M. W. Bro. Stevenson was thus the Grand Master at the time that a number of Quebec brethren met and formed the Grand Lodge of Quebec – a movement which paralleled the formation of the new Dominion of Canada and its several Provinces as well as the movement for independent Grand Lodges in the Maritime Provinces. Balancing disparate forces, which in the case of ten Lodges, saw them split in two over the question of remaining faithful to the Grand Lodge of Canada or supporting a new Grand Lodge in their Province. At this time there were 39 Lodges in what had become the Province of Quebec, 32 holding Warrants from the Grand Lodge of Canada, 5 from United Grand Lodge of England and 2 from the Grand Lodge of Scotland. It was not until 1874 that the long-pending difficulties between the two Grand Lodges had been settled.

M. W. Bro. Stevenson was a member of Carnarvon Chapter, No. 21 GRC (now No. 5 QR), Montreal, and was marked on May 16, 1861, taking his MEM and RAM degrees immediately thereafter.
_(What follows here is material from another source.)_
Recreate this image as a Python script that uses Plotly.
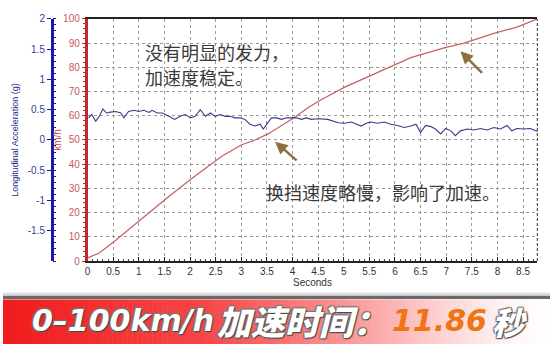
import plotly.graph_objects as go

# ---------------- data ----------------
speed_t = [0, 0.23, 0.55, 1.0, 1.52, 2.04, 2.62, 3.01, 3.27, 3.53, 3.79, 4.04,
           4.30, 4.56, 5.02, 5.66, 6.31, 6.96, 7.35, 7.93, 8.38, 8.78]
speed_kmh = [1.3, 3.3, 8.6, 16.6, 25.5, 34.2, 43.3, 48, 50, 52.6, 56, 59.3,
             63.3, 66.6, 71.8, 78, 84, 88, 90, 94, 96.6, 100]

acc_t = [0.02, 0.08, 0.16, 0.23, 0.30, 0.37, 0.45, 0.55, 0.65, 0.71, 0.80, 0.91,
         1.00, 1.10, 1.20, 1.26, 1.36, 1.46, 1.59, 1.70, 1.81, 1.91, 2.01, 2.10,
         2.20, 2.30, 2.40, 2.49, 2.59, 2.69, 2.78, 2.88, 2.98, 3.07, 3.17, 3.27,
         3.37, 3.43, 3.50, 3.59, 3.69, 3.79, 3.88, 3.98, 4.08, 4.17, 4.27, 4.37,
         4.50, 4.69, 4.89, 5.02, 5.15, 5.34, 5.44, 5.53, 5.66, 5.79, 5.92, 6.05,
         6.18, 6.31, 6.41, 6.50, 6.60, 6.70, 6.79, 6.89, 6.99, 7.09, 7.18, 7.28,
         7.41, 7.54, 7.67, 7.80, 7.93, 8.06, 8.19, 8.28, 8.38, 8.51, 8.64, 8.80]
acc_g = [0.365, 0.42, 0.31, 0.39, 0.51, 0.445, 0.46, 0.47, 0.445, 0.365, 0.47, 0.49,
         0.47, 0.49, 0.455, 0.49, 0.445, 0.445, 0.39, 0.34, 0.39, 0.42, 0.365, 0.39,
         0.50, 0.39, 0.445, 0.39, 0.42, 0.39, 0.39, 0.365, 0.365, 0.34, 0.26, 0.23,
         0.26, 0.18, 0.26, 0.365, 0.365, 0.34, 0.365, 0.365, 0.365, 0.34, 0.365, 0.34,
         0.35, 0.34, 0.285, 0.275, 0.295, 0.23, 0.275, 0.295, 0.275, 0.295, 0.26, 0.24,
         0.205, 0.23, 0.26, 0.125, 0.24, 0.22, 0.18, 0.10, 0.19, 0.15, 0.07, 0.15,
         0.18, 0.165, 0.19, 0.165, 0.205, 0.18, 0.24, 0.15, 0.19, 0.18, 0.19, 0.135]

x_ticks = [i * 0.5 for i in range(18)]
x_ticklabels = ["0", "0.5", "1", "1.5", "2", "2.5", "3", "3.5", "4", "4.5",
                "5", "5.5", "6", "6.5", "7", "7.5", "8", "8.5"]
acc_ticks = [-1.5, -1, -0.5, 0, 0.5, 1, 1.5, 2]
acc_ticklabels = ["-1.5", "-1", "-0.5", "0", "0.5", "1", "1.5", "2"]

note_top = ["没有明显的发力，", "加速度稳定。"]
note_shift = "换挡速度略慢，影响了加速。"
banner_parts = ["0–100km/h", "加速时间：", "11.86", "秒"]

# ---------------- figure ----------------
W, H = 550, 349
fig = go.Figure()

fig.add_trace(go.Scatter(x=speed_t, y=speed_kmh, mode="lines",
                         line=dict(color="#c46060", width=1.2),
                         xaxis="x", yaxis="y", showlegend=False))
fig.add_trace(go.Scatter(x=acc_t, y=acc_g, mode="lines",
                         line=dict(color="#3a3a8c", width=1.1),
                         xaxis="x", yaxis="y2", showlegend=False))

x0p, x1p = 85 / W, 537.3 / W
y0p, y1p = (H - 263.3) / H, (H - 13.3) / H
grid = dict(showgrid=True, gridcolor="#9a9a9a", gridwidth=1, griddash="3px,3px")
font_ax = "Liberation Sans, Arial, sans-serif"

fig.update_layout(
    width=W, height=H, margin=dict(l=0, r=0, t=0, b=0),
    paper_bgcolor="white", plot_bgcolor="white",
    xaxis=dict(domain=[x0p, x1p], range=[0, 8.78], tickvals=x_ticks,
               ticktext=x_ticklabels, ticks="inside", ticklen=4, tickcolor="#222",
               minor=dict(dtick=0.1, ticks="inside", ticklen=2, tickcolor="#444"),
               showline=True, linecolor="#222", linewidth=1.5, mirror=True,
               tickfont=dict(family=font_ax, size=10, color="#333"),
               title=dict(text="Seconds", font=dict(family=font_ax, size=10, color="#333"),
                          standoff=2),
               zeroline=False, **grid),
    yaxis=dict(domain=[y0p, y1p], range=[0, 100], dtick=10, ticks="outside",
               ticklen=3, tickcolor="#c0282d",
               minor=dict(dtick=2, ticks="outside", ticklen=2, tickcolor="#c0282d"),
               showline=True, linecolor="#c0282d", linewidth=2.5,
               tickfont=dict(family=font_ax, size=10, color="#c85a5a"),
               title=dict(text="km/h", font=dict(family=font_ax, size=10, color="#c0504d"),
                          standoff=0),
               zeroline=False, **grid),
    yaxis2=dict(domain=[y0p, y1p], range=[-2, 2], overlaying="y", side="left",
                anchor="free", position=49 / W, tickvals=acc_ticks,
                ticktext=acc_ticklabels, ticks="outside", ticklen=4,
                tickcolor="#1a1aa8",
                minor=dict(dtick=0.1, ticks="inside", ticklen=3, tickcolor="#1a1aa8"),
                showline=True, linecolor="#1a1aa8", linewidth=2.5, showgrid=False,
                zeroline=False,
                tickfont=dict(family=font_ax, size=10, color="#3a3aa0"),
                title=dict(text="Longitudinal Acceleration (g)",
                           font=dict(family=font_ax, size=9, color="#2a2a90"),
                           standoff=6)),
)

# right border (dashed)
fig.add_shape(type="line", xref="x domain", yref="y domain", x0=1, x1=1, y0=0, y1=1,
              line=dict(color="#555", width=1.2, dash="3px,2px"))

# arrows
arrow_col = "#8a7340"
fig.add_annotation(x=3.66, y=49.3, xref="x", yref="y", text="", showarrow=True,
                   ax=23, ay=20, arrowhead=2, arrowsize=1, arrowwidth=2.5,
                   arrowcolor=arrow_col)
fig.add_annotation(x=7.28, y=86.6, xref="x", yref="y", text="", showarrow=True,
                   ax=23, ay=23, arrowhead=2, arrowsize=1, arrowwidth=2.5,
                   arrowcolor=arrow_col)

cjk = "Noto Sans CJK SC"
fig.add_annotation(x=141 / W, y=(H - 48) / H, xref="paper", yref="paper",
                   text=note_top[0], showarrow=False, xanchor="left", yanchor="middle",
                   font=dict(family=cjk, size=18, color="#3a3a3a"))
fig.add_annotation(x=141 / W, y=(H - 73) / H, xref="paper", yref="paper",
                   text=note_top[1], showarrow=False, xanchor="left", yanchor="middle",
                   font=dict(family=cjk, size=18, color="#3a3a3a"))
fig.add_annotation(x=262 / W, y=(H - 192) / H, xref="paper", yref="paper",
                   text=note_shift, showarrow=False, xanchor="left", yanchor="middle",
                   font=dict(family=cjk, size=18, color="#3a3a3a"))

# ---------------- banner ----------------
def lerp(a, b, f):
    return tuple(round(a[i] + (b[i] - a[i]) * f) for i in range(3))

stops = [(0, (240, 28, 28)), (200, (246, 70, 70)), (330, (250, 140, 140)),
         (430, (253, 205, 205)), (510, (255, 245, 245)), (550, (255, 255, 255))]

def grad(x):
    for (xa, ca), (xb, cb) in zip(stops[:-1], stops[1:]):
        if xa <= x <= xb:
            return lerp(ca, cb, (x - xa) / (xb - xa))
    return stops[-1][1]

band_top = 303
step = 5
for xs in range(0, W, step):
    c = grad(xs + step / 2)
    fig.add_shape(type="rect", xref="paper", yref="paper",
                  x0=xs / W, x1=min(xs + step + 0.5, W) / W, y0=0, y1=(H - band_top) / H,
                  line=dict(width=0), fillcolor="rgb(%d,%d,%d)" % c, layer="above")
fig.add_shape(type="rect", xref="paper", yref="paper", x0=0, x1=1,
              y0=(H - 302.5) / H, y1=(H - 299) / H, line=dict(width=0),
              fillcolor="#6a6a6a", layer="above")
fig.add_shape(type="rect", xref="paper", yref="paper", x0=0, x1=1,
              y0=(H - 299) / H, y1=(H - 296) / H, line=dict(width=0),
              fillcolor="#dcdcdc", layer="above")

shadow = "1px 1px 1px #444, -1px -1px 1px #777, 1px -1px 1px #777, -1px 1px 1px #777"
bfont = "DejaVu Sans, Noto Sans CJK SC"
ycen = (H - 325) / H
fig.add_annotation(x=27 / W, y=ycen, xref="paper", yref="paper", text=banner_parts[0],
                   showarrow=False, xanchor="left", yanchor="middle",
                   font=dict(family=bfont, size=30, color="white", weight=900,
                             style="italic", shadow=shadow))
fig.add_annotation(x=213 / W, y=ycen, xref="paper", yref="paper", text=banner_parts[1],
                   showarrow=False, xanchor="left", yanchor="middle",
                   font=dict(family="Noto Sans CJK SC", size=34, color="white", weight=900,
                             style="italic", shadow=shadow))
fig.add_annotation(x=389 / W, y=ycen, xref="paper", yref="paper", text=banner_parts[2],
                   showarrow=False, xanchor="left", yanchor="middle",
                   font=dict(family=bfont, size=30, color="#f07414", weight=900,
                             style="italic"))
fig.add_annotation(x=490 / W, y=ycen, xref="paper", yref="paper", text=banner_parts[3],
                   showarrow=False, xanchor="left", yanchor="middle",
                   font=dict(family="Noto Sans CJK SC", size=32, color="white", weight=900,
                             style="italic", shadow=shadow))

fig.write_html("out.html")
He was elected as a Past First Principal for 1862 and Grand Superintendent in 1863, when he recommended the Petition for the formation of Mount Horeb Chapter, No. 25 GRC (now No. 6 QR), Montreal. When the Grand Chapter of Quebec was formed in 1876 (following receipt of approval from the Grand Chapter of Canada) R. Ex. Comp. Stevenson served as the Grand Representative of the Grand Chapter of Pennsylvania near to the Grand Chapter of Quebec.

In Knights Templary, he was a member of Richard Coeur de Lion Preceptory, No. 7 KT, Montreal and held the office of Presiding Preceptor. He was a member of the Sovereign Great Priory of Canada, Knights Templar.